Contratto Interest Rate Swap nullo per indeterminabilità dell’oggetto

Con ordinanza n. 7368 del 19 marzo 2024 la Corte di cassazione si è pronunciata in tema di nullità del contratto Interest Rate Swap, stipulato tra una banca e una società, per indeterminabilità dell’oggetto.

Nel caso di specie, una società aveva convenuto in giudizio la propria banca per sentir dichiarare, tra il resto, la nullità del contratto di swap concluso tra le parti in causa. In subordine, la società richiedeva venisse annullato il contratto di swap per vizi del consenso e, in via ulteriormente gradata, la risoluzione dello stesso per inadempimento dell’intermediario. La società richiedeva altresì la condanna della banca al risarcimento del danno.

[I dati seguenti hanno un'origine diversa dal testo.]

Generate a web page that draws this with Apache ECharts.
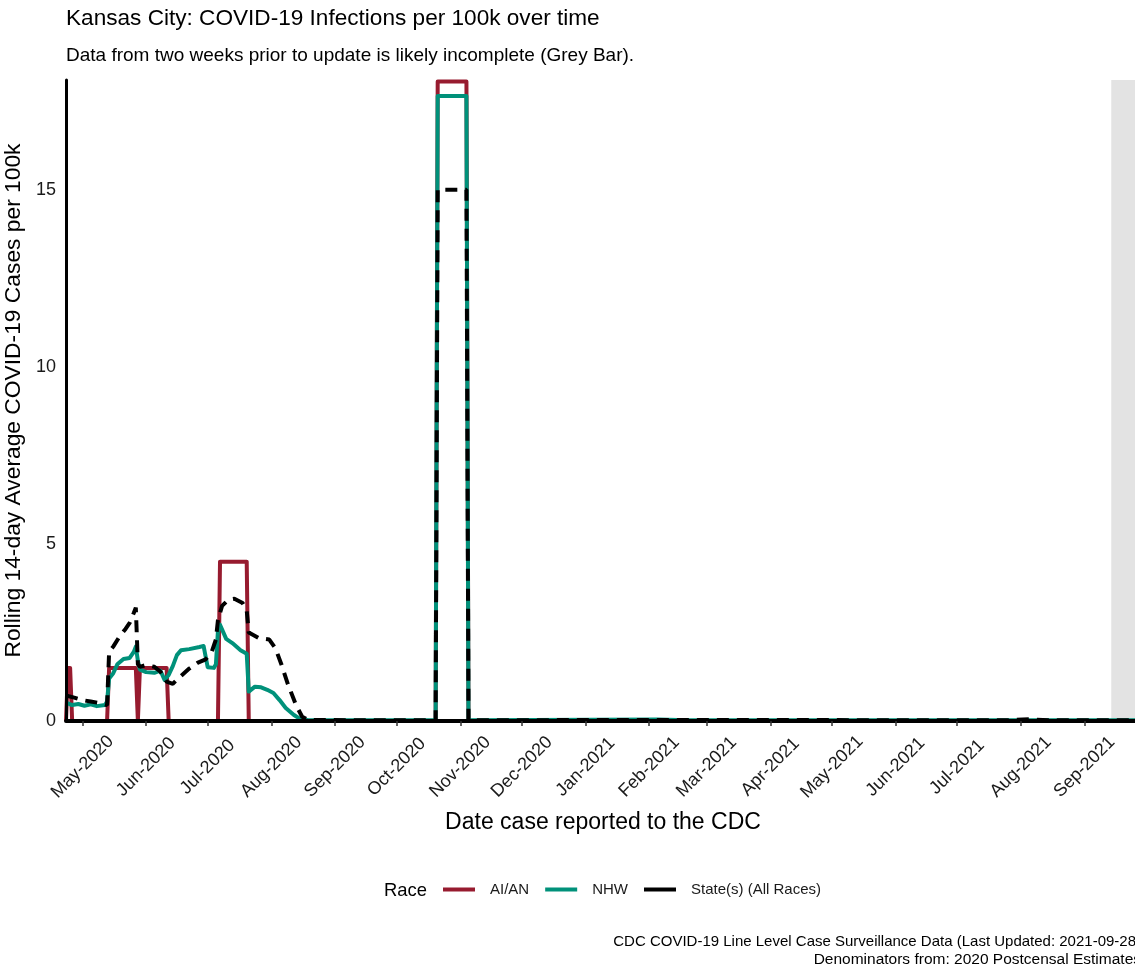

Il Tribunale di Torino respingeva integralmente le domande della società, ma la Corte d’Appello, a parziale riforma della sentenza di primo grado, condannava la banca al pagamento del risarcimento del danno a favore della società. La Corte d’Appello aveva escluso che il contratto di swap fosse nullo, annullabile o passibile di una pronuncia di risoluzione per inadempimento, ma riteneva che la banca fosse stata inadempiente al dovere di una corretta e completa informazione, non essendo stato indicato, al momento del perfezionamento del contratto, l’ammontare della “commissione implicita” che avrebbe percepito l’istituto di credito. Tale commissione, infatti, secondo la Corte d’Appello risultava apparentemente esclusa dal contratto, ma, di fatto, veniva applicata dalla banca.  

La società ricorreva dunque per Cassazione lamentando l’erroneità della sentenza di secondo grado nella parte in cui la Corte d’appello aveva ritenuto che l’indicazione del mark to market, inteso come valore negativo per il cliente, non fosse un elemento essenziale del contratto, escludendo pertanto il rimedio della nullità del negozio per difetto di causa o per indeterminatezza dell’oggetto.

La Corte di cassazione ha accolto il ricorso ed ha evidenziato che i costi impliciti rilevano ai fini della determinazione del valore dello strumento finanziario. Nel riprendere quanto già statuito dalla Corte di cassazione a Sezioni Unite con sentenza n. 8770 del 12 maggio 2020, la Corte di cassazione ha avuto modo di precisare che, nel caso di specie, la Corte di Appello avrebbe dovuto considerare che l’assenza dell’indicazione del mark to market (ossia il costo, pari al valore effettivo del derivato ad una certa data, al quale una parte può anticipatamente chiudere tale contratto o un terzo estraneo all’operazione è disposto a subentrarvi) e dei costi impliciti, nonché, di conseguenza, del valore negativo del derivato, ha inciso sulla validità del contratto, determinandone la nullità. La Corte ha altresì precisato che l’ipotesi di nullità considerata non è quella virtuale (ex art. 1418, comma 1, c.c.), bensì quella strutturale (ex art. 1418, comma 2, c.c.) inerente ad elementi essenziali del contratto. Il contratto privo delle richiamate indicazioni è infatti nullo per indeterminabilità dell’oggetto, sebbene quelle stesse mancanze possano anche incidere sulla causa del contratto.